PayPal lands on iPhone Tap to Pay in Europe

PayPal is wasting no time muscling in on Apple Pay in Europe, where it now offers tap to pay on iPhones as a replacement to the Apple Pay system.
This must be seen as a big victory for Europe’s anti-trust chiefs, who can gleefully enjoy the experience of having a US tech firm’s service now exploited by another US tech firm. Take that, capitalism!
Enabling innovation, one corporation at a time
What’s happened here is that Apple has been forced to open up the NFC chip on iPhones to third-party payment service providers, including PayPal. The impact is that rather than using Apple Pay when you buy things, you can now be using PayPal to buy things.
That means PayPal takes the micro-fee-payments, instead of Apple. It also means consumers can choose to use something other than Apple Pay. Which apparently some people want to do, despite the robust privacy and security of Apple’s service.
This is one of the big improvements bought in by the EU’s Digital Markets Act, a piece of legislation that seems to have been custom tailored to impact the business of big US tech firms, and for which Apple seems to be the primary target.
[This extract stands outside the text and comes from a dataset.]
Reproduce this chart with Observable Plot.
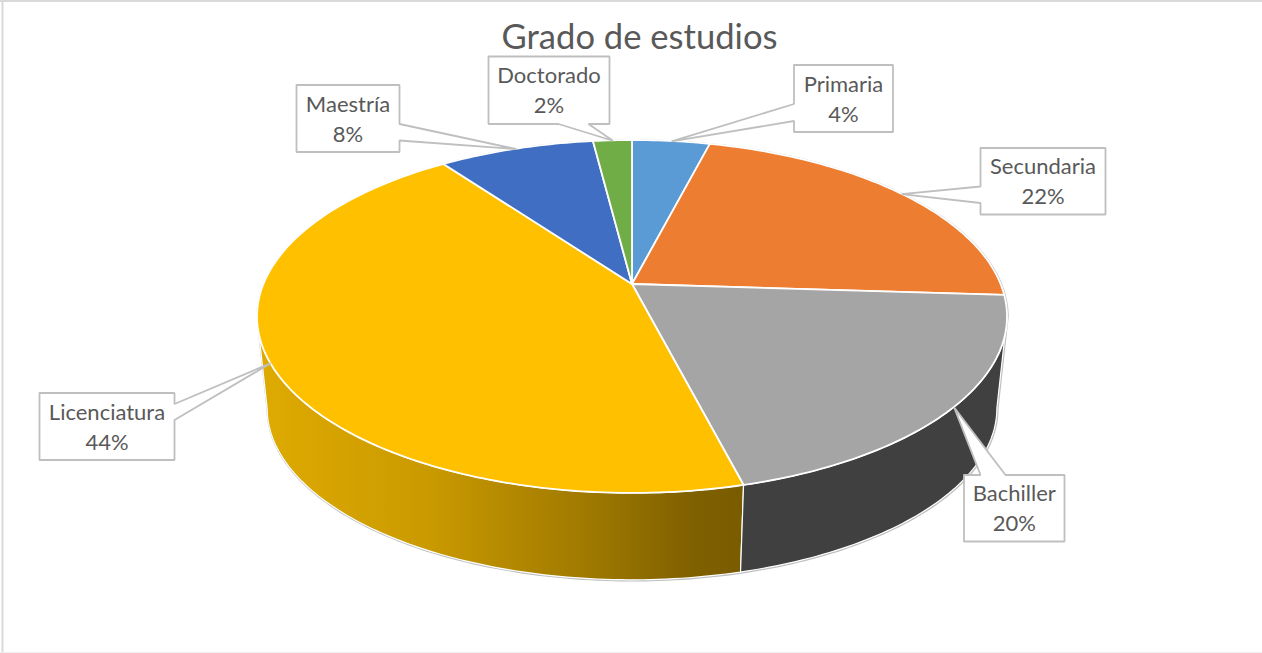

If you had a fertile imagination it’s easy to imagine the attempt as being what might happen if all the people from Blackberry, Motorola, Nokia, and Windows Mobile all got together to make laws to curtail Apple’s business, but that’s not going to be the case in the EU Commission, is it?
The enshittification will continue
This isn’t the first alternate payment system to jump into the frame on iPhones. It probably won’t be the last, particularly as Apple will open up NFC access on iPhones to third party services in many regions globally soon. The idea is that developers will be able to offer in-app contactless transactions for all kinds of things, including car and room keys and, eventually, government ID.